Sermon for January 24th, 2016
Contents
Psalm 139:1-18, 23-24
1O LORD, you have searched me and known me. 2You know when I sit down and when I rise up; you discern my thoughts from far away. 3You search out my path and my lying down, and are acquainted with all my ways. 4Even before a word is on my tongue, O LORD, you know it completely. 5You hem me in, behind and before, and lay your hand upon me. 6Such knowledge is too wonderful for me; it is so high that I cannot attain it. 7Where can I go from your spirit? Or where can I flee from your presence? 8If I ascend to heaven, you are there; if I make my bed in Sheol, you are there. 9If I take the wings of the morning and settle at the farthest limits of the sea, 10even there your hand shall lead me, and your right hand shall hold me fast. 11If I say, “Surely the darkness shall cover me, and the light around me become night,” 12even the darkness is not dark to you; the night is as bright as the day, for darkness is as light to you. 13For it was you who formed my inward parts; you knit me together in my mother’s womb. 14I praise you, for I am fearfully and wonderfully made. Wonderful are your works; that I know very well. 15My frame was not hidden from you, when I was being made in secret, intricately woven in the depths of the earth. 16Your eyes beheld my unformed substance. In your book were written all the days that were formed for me, when none of them as yet existed. 17How weighty to me are your thoughts, O God! How vast is the sum of them! 18I try to count them—they are more than the sand; I come to the end—I am still with you. 23Search me, O God, and know my heart; test me and know my thoughts. 24See if there is any hurtful way in me, and lead me in the way everlasting.

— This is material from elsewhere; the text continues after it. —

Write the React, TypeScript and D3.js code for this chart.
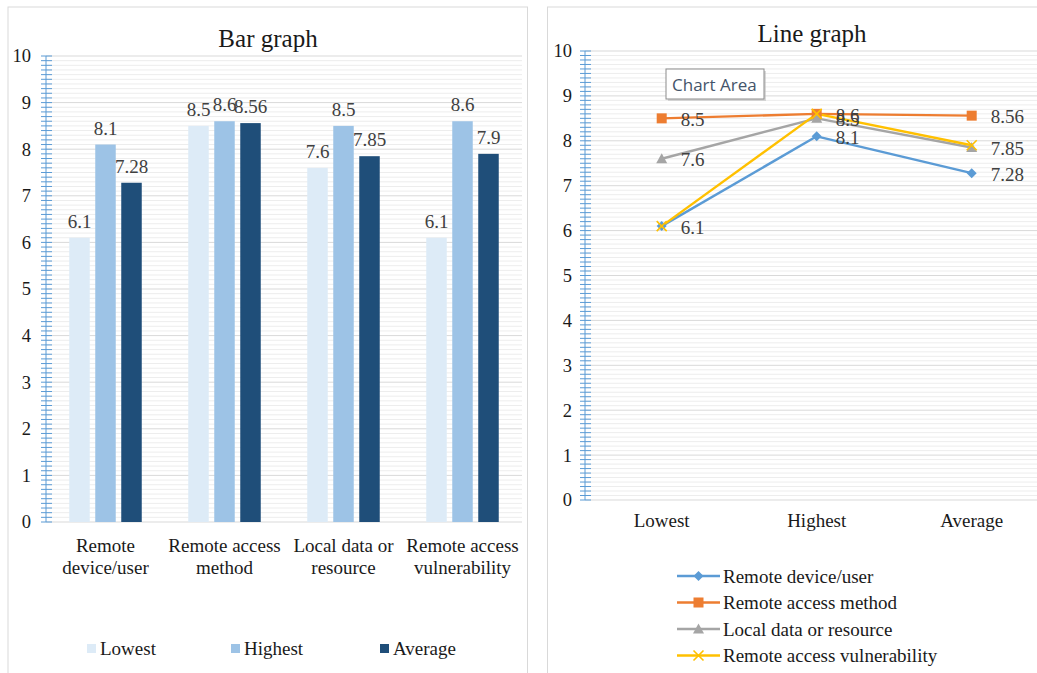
import React from "react";
import * as d3 from "d3";

const barCategories = [["Remote", "device/user"], ["Remote access", "method"], ["Local data or", "resource"], ["Remote access", "vulnerability"]];
const barSeriesNames = ["Lowest", "Highest", "Average"];
const lowestVals = [6.1, 8.5, 7.6, 6.1];
const highestVals = [8.1, 8.6, 8.5, 8.6];
const averageVals = [7.28, 8.56, 7.85, 7.9];
const barColors = ["#DDEBF7", "#9DC3E6", "#1F4E79"];

const lineCategories = ["Lowest", "Highest", "Average"];
const lineSeriesNames = ["Remote device/user", "Remote access method", "Local data or resource", "Remote access vulnerability"];
const remoteDeviceVals = [6.1, 8.1, 7.28];
const remoteMethodVals = [8.5, 8.6, 8.56];
const localDataVals = [7.6, 8.5, 7.85];
const remoteVulnVals = [6.1, 8.6, 7.9];
const lineColors = ["#5B9BD5", "#ED7D31", "#A5A5A5", "#FFC000"];
const yTicks = [0, 1, 2, 3, 4, 5, 6, 7, 8, 9, 10];

const FONT = "'Liberation Serif', 'Times New Roman', serif";
const TXT = "#1a1a1a";
const LBL = "#404040";
const AXIS = "#5B9BD5";

function Marker({ kind, x, y, color }: { kind: number; x: number; y: number; color: string }) {
  if (kind === 0) {
    const s = 5;
    return <path d={`M${x},${y - s}L${x + s},${y}L${x},${y + s}L${x - s},${y}Z`} fill={color} />;
  }
  if (kind === 1) return <rect x={x - 5} y={y - 5} width={10} height={10} fill={color} />;
  if (kind === 2) return <path d={`M${x},${y - 5.5}L${x + 5.5},${y + 4.5}L${x - 5.5},${y + 4.5}Z`} fill={color} />;
  return <path d={`M${x - 5},${y - 5}L${x + 5},${y + 5}M${x + 5},${y - 5}L${x - 5},${y + 5}`} stroke={color} strokeWidth={1.6} fill="none" />;
}

function YAxisGrid({ y, x0, x1, labelX }: { y: d3.ScaleLinear<number, number>; x0: number; x1: number; labelX: number }) {
  const minor = d3.range(0, 100).map((i) => i / 10).filter((v) => Math.abs(v - Math.round(v)) > 1e-6);
  return (
    <g>
      {minor.map((v) => (
        <line key={"mg" + v} x1={x0} x2={x1} y1={y(v)} y2={y(v)} stroke="#EDEDED" strokeWidth={1} />
      ))}
      {yTicks.map((v) => (
        <line key={"g" + v} x1={x0} x2={x1} y1={y(v)} y2={y(v)} stroke="#D9D9D9" strokeWidth={1} />
      ))}
      {minor.map((v) => (
        <line key={"mt" + v} x1={x0 - 5} x2={x0 + 6} y1={y(v)} y2={y(v)} stroke={AXIS} strokeWidth={1} />
      ))}
      {yTicks.map((v) => (
        <line key={"t" + v} x1={x0 - 5} x2={x0 + 6} y1={y(v)} y2={y(v)} stroke={AXIS} strokeWidth={1} />
      ))}
      <line x1={x0} x2={x0} y1={y(10)} y2={y(0)} stroke={AXIS} strokeWidth={1} />
      {yTicks.map((v) => (
        <text key={"l" + v} x={labelX} y={y(v)} dy="0.35em" textAnchor="end" fontSize={18.5} fill={TXT} fontFamily={FONT}>
          {v}
        </text>
      ))}
    </g>
  );
}

export default function App() {
  // Bar chart
  const bx0 = 46, bx1 = 522;
  const by = d3.scaleLinear().domain([0, 10]).range([522, 56]);
  const bxBand = d3.scaleBand<number>().domain(d3.range(barCategories.length)).range([bx0, bx1]);
  const barW = 20.5, gap = 5.5;
  const inner = d3.scaleBand<number>().domain([0, 1, 2]).range([0, 3 * barW + 2 * gap]).paddingInner(gap / (barW + gap));
  const barVals = [lowestVals, highestVals, averageVals];

  // Line chart
  const lx0 = 585;
  const ly = d3.scaleLinear().domain([0, 10]).range([500, 51]);
  const lxBand = d3.scalePoint<string>().domain(lineCategories).range([661.7, 971.7]);
  const step = lxBand.step();
  const lx1 = 971.7 + step / 2;
  const lineVals = [remoteDeviceVals, remoteMethodVals, localDataVals, remoteVulnVals];
  const lineGen = d3.line<number>().x((_, i) => lxBand(lineCategories[i]) as number).y((v) => ly(v));

  return (
    <svg width={1037} height={673} style={{ position: "absolute", left: 0, top: 0, background: "#fff" }}>
      <rect x={0} y={0} width={1037} height={673} fill="#fff" />
      {/* panels */}
      <rect x={8} y={7} width={519.5} height={700} fill="#fff" stroke="#D9D9D9" strokeWidth={1} />
      <rect x={547.5} y={7} width={520} height={700} fill="#fff" stroke="#D9D9D9" strokeWidth={1} />

      {/* Bar chart */}
      <text x={268} y={47} textAnchor="middle" fontSize={25} fill={TXT} fontFamily={FONT}>Bar graph</text>
      <YAxisGrid y={by} x0={bx0} x1={bx1} labelX={31} />
      {barCategories.map((cat, ci) => {
        const gx = (bxBand(ci) as number) + bxBand.bandwidth() / 2 - inner.range()[1] / 2;
        return (
          <g key={"c" + ci}>
            {barVals.map((vals, si) => {
              const x = gx + (inner(si) as number);
              const w = inner.bandwidth();
              return (
                <g key={"b" + si}>
                  <rect x={x} y={by(vals[ci])} width={w} height={by(0) - by(vals[ci])} fill={barColors[si]} />
                  <text x={x + w / 2} y={by(vals[ci]) - 10} textAnchor="middle" fontSize={19} fill={LBL} fontFamily={FONT}>
                    {vals[ci]}
                  </text>
                </g>
              );
            })}
            {cat.map((line, li) => (
              <text key={li} x={(bxBand(ci) as number) + bxBand.bandwidth() / 2} y={552 + li * 22} textAnchor="middle" fontSize={19} fill={TXT} fontFamily={FONT}>
                {line}
              </text>
            ))}
          </g>
        );
      })}
      {barSeriesNames.map((n, i) => {
        const lx = [87, 231, 380][i];
        return (
          <g key={"bl" + i}>
            <rect x={lx} y={644} width={9} height={9} fill={barColors[i]} />
            <text x={lx + 13} y={655} fontSize={19} fill={TXT} fontFamily={FONT}>{n}</text>
          </g>
        );
      })}

      {/* Line chart */}
      <text x={812} y={42} textAnchor="middle" fontSize={25} fill={TXT} fontFamily={FONT}>Line graph</text>
      <YAxisGrid y={ly} x0={lx0} x1={lx1} labelX={572} />
      {lineCategories.map((c) => (
        <text key={c} x={lxBand(c) as number} y={527} textAnchor="middle" fontSize={19} fill={TXT} fontFamily={FONT}>{c}</text>
      ))}
      {lineVals.map((vals, si) => (
        <path key={"ln" + si} d={lineGen(vals) as string} fill="none" stroke={lineColors[si]} strokeWidth={2.4} strokeLinejoin="round" />
      ))}
      {lineVals.map((vals, si) =>
        vals.map((v, i) => (
          <Marker key={"m" + si + i} kind={si} x={lxBand(lineCategories[i]) as number} y={ly(v)} color={lineColors[si]} />
        ))
      )}
      {lineVals.slice(0, 3).map((vals, si) =>
        vals.map((v, i) => (
          <text key={"dl" + si + i} x={(lxBand(lineCategories[i]) as number) + 19} y={ly(v) + 1} dy="0.35em" fontSize={19} fill={LBL} fontFamily={FONT}>
            {v}
          </text>
        ))
      )}
      {/* Chart Area tooltip */}
      <g>
        <rect x={668} y={71} width={98} height={30} fill="#BFBFBF" opacity={0.6} />
        <rect x={666} y={69} width={98} height={30} fill="#fff" stroke="#8C8C8C" strokeWidth={1} />
        <text x={672} y={91} fontSize={17} fill="#44546A" fontFamily="'Open Sans', 'DejaVu Sans', sans-serif">Chart Area</text>
      </g>
      {/* legend */}
      {lineSeriesNames.map((n, i) => {
        const yy = 576 + i * 26.5;
        return (
          <g key={"ll" + i}>
            <line x1={677} x2={720} y1={yy} y2={yy} stroke={lineColors[i]} strokeWidth={2.4} />
            <Marker kind={i} x={698.5} y={yy} color={lineColors[i]} />
            <text x={723} y={yy} dy="0.35em" fontSize={19} fill={TXT} fontFamily={FONT}>{n}</text>
          </g>
        );
      })}
    </svg>
  );
}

Faith & Film IV: Inside Out
There's a meme going around the internet that goes something like this:
In 1995, an innovative new film studio, Pixar, burst onto the digital animation scene with a movie that asked a simple but profound question: What if toys had feelings? (Toy Story)
The film was wildly successful with children as well as adults, and so in 1998, they followed it up by asking a similar question: What if bugs had feelings? (A Bug's Life)
In 2001, using the same formula, Pixar asked the question: What if monsters had feelings? (Monsters, Inc.)
In 2003: What if fish had feelings? (Finding Nemo)
2004: What if superheroes had feelings? (The Incredibles)
2006: What if cars had feelings? (Cars)
2007: What if rats had feelings? (Ratatouille)
2008: What if robots had feelings? (WALL-E)
2009: What if old people had feelings? (Up)
2012: What if Scottish people had feelings? (Brave)
And just when you thought there was nowhere else to take this question, in 2015 Pixar finally asked the inevitable: What if FEELINGS had feelings? (Inside Out)
Film Summary
Inside Out is a film about Riley, an 11 year-old girl, and the five personified emotions inside her head--Joy, Sadness, Anger, Fear, and Disgust--who are also the influencers, organizers, and guardians of all her short-term, long-term, and core memories.
Riley's family moves from Minnesota to San Fransisco, starting a series of events that causes Joy (the predominant emotion in Riley's life up to this point) to begin to lose control of things, and which also causes sadness to take a more prominent role, much to Joy's frustration. The struggle between sadness and joy that goes on in Riley's head eventually causes both of these emotions to be supressed--or rather, as it is depicted in Riley's head, the characters Joy and Sadness are sucked out of the control room by a giant vacuum tube and deposited somewhere in the deep recesses of Riley's subconcious mind. At this point, Anger, Fear, and Disgust take over, complicating Riley's life and her relationship with her family. As Joy and Sadness journey back to "headquarters" they learn to work together and appreciate each other, while outside, Riley is learning to come to terms with her new life and the new emotions it creates within her.
Strangers in a Strange Land
Immigration is a prominent theme in all of our movies this year, and this one is no exception. Riley's emotional turmoil is caused by her family's immigration to a new home. Symbolically, two of her core emotions also find themselves far from home in a strange place where all the rules are different and unfamiliar. At one point, her remaining emotions hatch a plot for Riley to run away from her family back to Minnesota, where most of her happy memories were formed.
In our world, it's worth noting (and remembering) that leaving one's home and immigrating to a strange new place is an emotionally difficult thing to do. It's typically not something people do for fun, just on a whim, or without significant heartbreak. I think that's why God, in the scriptures, consistently takes the side of the immigrant, and reminds his people to always treat them kindly. Wherever you stand in the current debate our country is having about immigration, I hope that as Christians, we let kindness and compassion be the emotions that lead us and inform our thoughts, our words, and our actions.